How Often Should I Buy New Tennis Shoes?
by Jennifer Spector on Apr 17, 2023
For professional tennis players who play regularly and compete at a high level, it is recommended to change shoes more frequently, typically every 2-3 months or even more often, depending on the intensity of their training and competition schedule. Professional players put their shoes through rigorous use, with constant sliding, pivoting, and abrupt stops, which can quickly wear out the outsole, cushioning, and support features of the shoes.
Recreational players who play a few times a week or less may not need to change their tennis shoes as frequently as professional players. However, it is still important to monitor the condition of the shoes and replace them when they show signs of excessive wear, such as worn-out outsoles, flattened cushioning, or a deteriorating upper.
The type of court surface also affects the wear and tear of tennis shoes. Hard court surfaces, such as concrete or asphalt, can be particularly harsh on tennis shoes and cause them to wear out more quickly compared to clay or grass courts. Sliding on hard court surfaces can also cause excessive wear on the outsole, which may require more frequent shoe replacements.
Personal preferences also play a role in how often a tennis player changes their shoes.

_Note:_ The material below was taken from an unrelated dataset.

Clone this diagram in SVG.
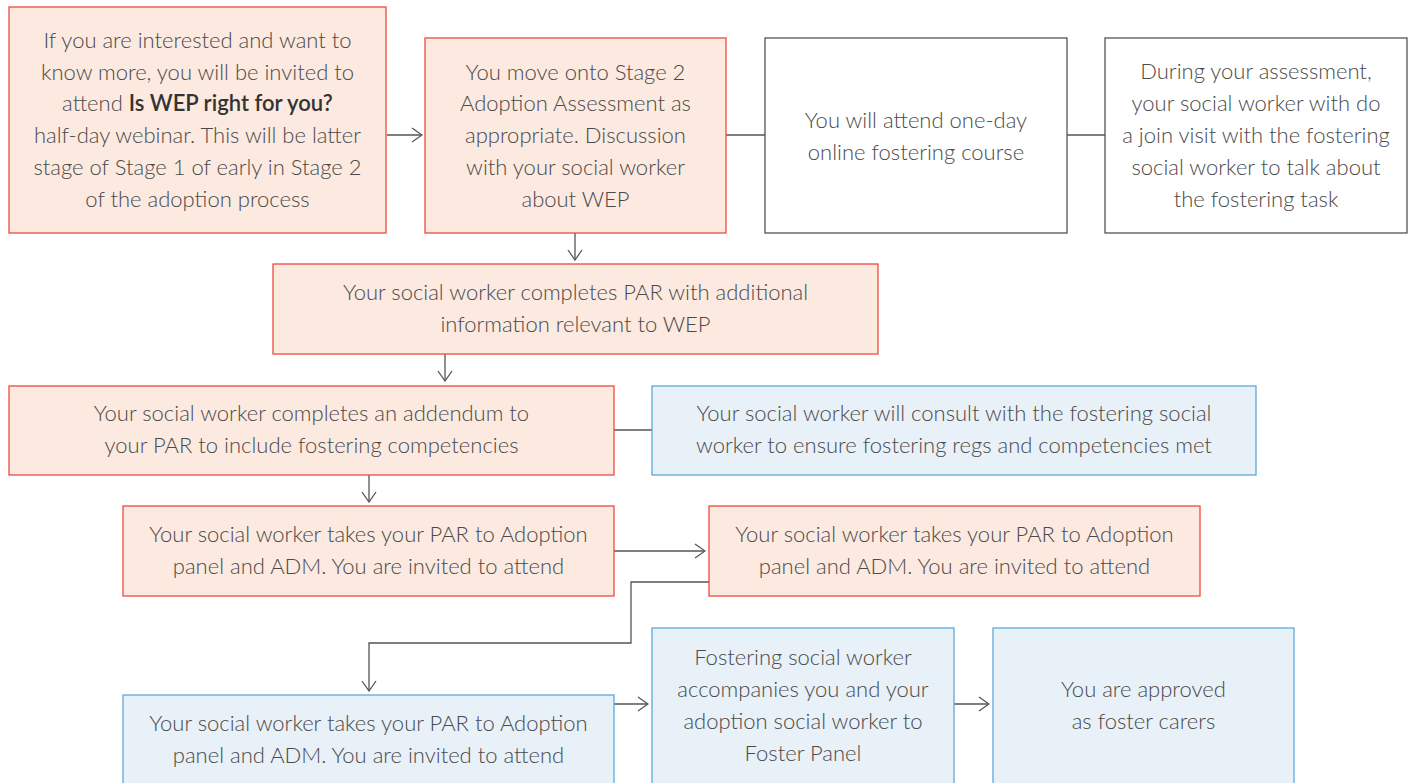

Some players may prefer a certain level of cushioning or support in their shoes and may choose to replace them when these features start to degrade, even if the shoes do not show visible signs of wear.
In conclusion, the frequency with which a tennis player should change their shoes depends on various factors, including their level of play, frequency of play, court surface, and personal preferences. Monitoring the condition of the shoes and replacing them when they show signs of significant wear is essential for maintaining optimal performance and reducing the risk of injuries on the tennis court. Consulting with a sports specialist or a coach can also provide valuable guidance on when to change tennis shoes based on individual needs and preferences.